Hi Tim, Try to right-click on a wind farm in the object hierarchy and then select 'reports| wind farm report'. RIX numbers will be included in a table called 'Site wind climates' in the resulting report. In WAsP 10 this table will even include Delta-RIX numbers, which are defined relative to the met. station of your reference wind atlas - at least if this station is included in the WAsP project, i.e. that the wind atlas is not imported from a pre-calculated file.
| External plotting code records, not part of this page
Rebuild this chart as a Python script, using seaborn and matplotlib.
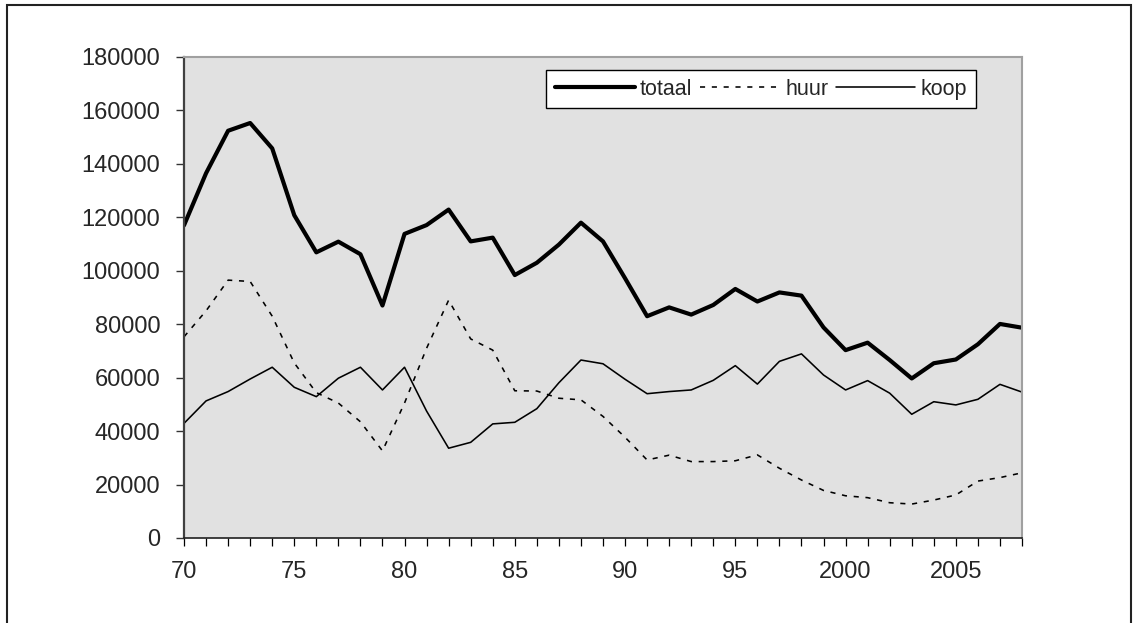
import matplotlib
matplotlib.use("Agg")
import matplotlib.pyplot as plt
from matplotlib.patches import Rectangle
import seaborn as sns
import numpy as np

# Woningproductie per jaar: totaal, huur en koop
years = list(range(1970, 2009))

totaal = [117000, 136500, 152400, 155300, 145800, 120800, 106900, 110900, 106200, 87000,
          113800, 117100, 122900, 111000, 112400, 98400, 103000, 109800, 118000, 111000,
          97200, 83000, 86300, 83600, 87200, 93200, 88500, 91900, 90700, 78800,
          70300, 73100, 66600, 59700, 65400, 66800, 72500, 80100, 78700]

huur = [75300, 85000, 96500, 96000, 83000, 65500, 54400, 50500, 43500, 32600,
        50500, 71000, 89000, 74500, 70300, 55100, 55000, 52300, 51700, 45500,
        37700, 29200, 31000, 28600, 28600, 28900, 31100, 26100, 21700, 17800,
        15800, 15100, 13200, 12700, 14200, 16100, 21300, 22600, 24400]

koop = [42900, 51300, 54800, 59500, 63900, 56400, 52900, 59800, 63900, 55400,
        63900, 47500, 33600, 35800, 42700, 43300, 48400, 58100, 66600, 65200,
        59400, 54000, 54800, 55400, 59000, 64500, 57600, 66100, 68900, 61000,
        55400, 58900, 54200, 46300, 51000, 49800, 51900, 57500, 54600]

y_ticks = list(range(0, 180001, 20000))
x_tick_labels = {1970: "70", 1975: "75", 1980: "80", 1985: "85",
                 1990: "90", 1995: "95", 2000: "2000", 2005: "2005"}

sns.set_style("white")
plt.rcParams["font.family"] = ["Liberation Sans", "DejaVu Sans"]

W, H = 1134, 623
fig = plt.figure(figsize=(W / 100, H / 100), dpi=100)
ax = fig.add_axes([184 / W, (H - 538) / H, 838 / W, 481 / H])
ax.set_facecolor("#e1e1e1")

sns.lineplot(x=years, y=totaal, ax=ax, color="black", linewidth=3.0, label="totaal")
sns.lineplot(x=years, y=huur, ax=ax, color="black", linewidth=1.15,
             linestyle=(0, (3.2, 4.2)), label="huur")
sns.lineplot(x=years, y=koop, ax=ax, color="black", linewidth=1.15, label="koop")

ax.set_xlim(1970, 2008)
ax.set_ylim(0, 180000)
ax.set_yticks(y_ticks)
ax.set_yticklabels([str(v) for v in y_ticks])
ax.set_xticks(years)
ax.set_xticklabels([x_tick_labels.get(y, "") for y in years])
ax.set_xlabel("")
ax.set_ylabel("")

ax.tick_params(axis="y", direction="out", length=6, width=1, color="#333333",
               labelsize=17, pad=11, left=True)
ax.tick_params(axis="x", direction="out", length=5.5, width=0.9, color="black",
               labelsize=17, pad=11, bottom=True)

for side in ("top", "right"):
    ax.spines[side].set_color("#a0a0a0")
    ax.spines[side].set_linewidth(1.5)
ax.spines["left"].set_color("#404040")
ax.spines["left"].set_linewidth(1.6)
ax.spines["bottom"].set_color("#202020")
ax.spines["bottom"].set_linewidth(1.2)

leg = ax.legend(loc="upper right", bbox_to_anchor=(0.945, 0.973), ncol=3,
                frameon=True, fancybox=False, fontsize=15.5, handlelength=3.7,
                handletextpad=0.25, columnspacing=0.35, borderpad=0.4,
                borderaxespad=0)
leg.get_frame().set_facecolor("white")
leg.get_frame().set_edgecolor("black")
leg.get_frame().set_linewidth(1.0)
leg.get_frame().set_alpha(1)

# outer frame around the chart
fig.add_artist(Rectangle((7 / W, -0.1), (1131 - 7) / W, 1 - 5 / H + 0.1,
                         transform=fig.transFigure, fill=False,
                         edgecolor="#222222", linewidth=1.5, clip_on=False))

fig.savefig("out.png", dpi=100, facecolor="white")
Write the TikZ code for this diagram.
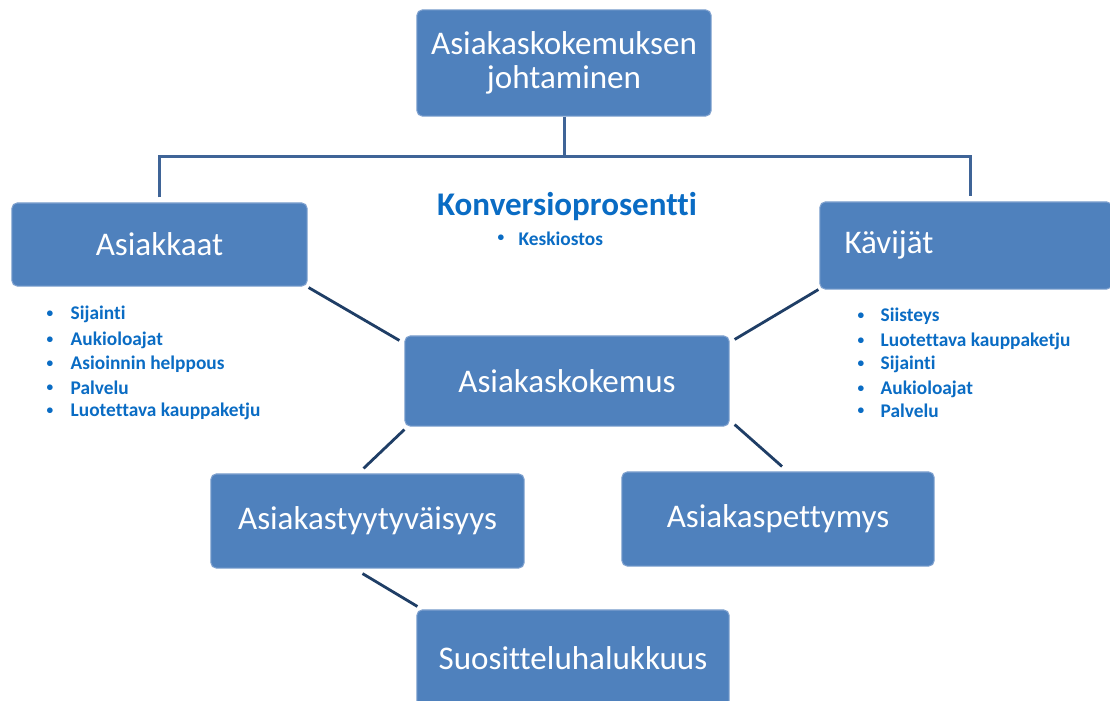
\documentclass[tikz,border=0pt]{standalone}
\usepackage{fontspec}
\setmainfont[Ligatures=NoCommon]{Carlito}
\usetikzlibrary{calc}
\definecolor{boxblue}{HTML}{4F81BD}
\definecolor{boxedge}{HTML}{7FA1CF}
\definecolor{treeline}{HTML}{3F6497}
\definecolor{linkline}{HTML}{1F3E66}
\definecolor{listblue}{HTML}{0A6CC4}
\tikzset{
  box/.style={rectangle, rounded corners=1.5pt, fill=boxblue, draw=boxedge,
    line width=0.3pt, text=white, align=center, inner sep=0pt,
    font=\fontsize{9.4}{9.8}\selectfont},
  boxtext/.style={text=white, inner sep=0pt, font=\fontsize{9.4}{9.8}\selectfont},
  tree/.style={draw=treeline, line width=0.85pt},
  link/.style={draw=linkline, line width=0.8pt},
  item/.style={text=listblue, inner sep=0pt, anchor=west,
    font=\fontsize{5.5}{6}\selectfont\bfseries},
  dot/.style={text=listblue, inner sep=0pt, font=\fontsize{3.8}{5}\selectfont\bfseries},
  heading/.style={text=listblue, inner sep=0pt, font=\fontsize{9.4}{10}\selectfont\bfseries}
}
\begin{document}
\begin{tikzpicture}[x=0.01cm,y=-0.01cm]
\useasboundingbox (0,0) rectangle (1110,700);
\clip (0,0) rectangle (1110,700);
\fill[white] (0,0) rectangle (1110,700);

% boxes
\node[box, minimum width=2.94cm, minimum height=1.06cm] (top) at (564,63)
  {Asiakaskokemuksen\\johtaminen};
\node[box, minimum width=2.95cm, minimum height=0.83cm] (asi) at (159.5,244.5) {Asiakkaat};
\node[box, minimum width=2.92cm, minimum height=0.87cm] (kav) at (966,245.5) {};
\node[boxtext] (kavt) at (889,245) {Kävijät};
\node[box, minimum width=3.24cm, minimum height=0.90cm] (ak) at (567,381) {Asiakaskokemus};
\node[box, minimum width=3.13cm, minimum height=0.94cm] (asty) at (367.5,521) {Asiakastyytyväisyys};
\node[box, minimum width=3.12cm, minimum height=0.94cm] (apet) at (778,519) {Asiakaspettymys};
\node[box, minimum width=3.12cm, minimum height=0.96cm] (suos) at (573,658) {Suositteluhalukkuus};

% tree from the top box
\coordinate (busL) at ($(asi.north)+(0,-46)$);
\draw[tree] (top.south) -- (top.south |- busL);
\draw[tree] ($(asi.north)+(0,-5)$) -- (busL) -| ($(kav.north)+(4,-5)$);

% links
\draw[link] ($(asi.south east)+(1,1)$) -- ($(ak.north west)+(-5,5)$);
\draw[link] ($(kav.south west)+(-1,0)$) -- ($(ak.north east)+(5,4)$);
\draw[link] ($(ak.south west)+(0,3)$) -- ($(asty.north)+(-4,-5)$);
\draw[link] ($(ak.south east)+(5,-2)$) -- ($(apet.north)+(4,-5)$);
\draw[link] ($(asty.south)+(-5,5)$) -- ($(suos.north west)+(1,-3)$);

% centre heading
\node[heading] (konv) at (567,206) {Konversioprosentti};
\node[dot] (kd) at (501,238) {•};
\node[item] (kesk) at (518,239) {Keskiostos};

% left list
\foreach \t/\y [count=\i] in {Sijainti/314, Aukioloajat/340, Asioinnin helppous/364,
    Palvelu/388, Luotettava kauppaketju/411} {
  \node[dot] (ld\i) at (50,\y) {•};
  \node[item] (li\i) at (70,\y) {\t};
}

% right list
\foreach \t/\y [count=\i] in {Siisteys/316, Luotettava kauppaketju/341, Sijainti/364,
    Aukioloajat/389, Palvelu/411} {
  \node[dot] (rd\i) at (861,\y) {•};
  \node[item] (ri\i) at (880,\y) {\t};
}
\end{tikzpicture}
\end{document}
An observed extreme wind climate (OEWC) represents wind conditions at the site of observation. You can use it as input to WEng and predict extreme wind climates at turbine sites within the same flow model domain as the reference site. An OEWC may be transformed to a regional extreme wind climate (REWC), which applies to a standard height of 10 m above ideal flat terrain with a uniform surface roughness of 5 cm. Site-specific effects are removed from the REWC and we are left with conditions representative for a larger region. The extend of that region could be something like 100x100 km as long as you are sure that the overall wind climate is the same as at the site of observation. The REWC is typically saved on file and may be used in other WEng projects modelling wind conditions far from the site of observation. A REWC is equivalent to a WAsP wind atlas (LIB file) and the conversion to and from the REWC also relies on the wind atlas method. OEWC and REWC files does not contain turbulence information, but some of the WEng scripts calculating turbulence for several directions applies these files as input, mainly as a way to iterate over different winds. In most projects the WEng turbulence intensity is independent of wind speed, because WEng only predict turbulence for neutral atmospheric stability. The exception is offshore projects where wariable surface roughness over water induces a wind-speed dependence.

'New gridding' or 'Triangulation' refer to the same method, and it is documented in www.risoe.dtu.dk/rispubl/reports/ris-r-1564.pdf The interpolated terrain model generally becomes smoother with the new method and therefore it should lead to better flow modelling. The code is however not completely stable, and this is why we maintain the old method as an option. The coming WEng3 will be able to import a Cartesian grid directly without interpolation from a WAsP contour map. We hope that this will ease the work for users who already have terrain data in grid format. Furthermore, the accuracy should improve if we avoid interpolating to contours and back to grid format.

...I have just fixed the above link

Hi Hans Peter, We reorganised the domain editor a little, so now you have to set a check the option called 'use new gridding method' to use the triangulation method.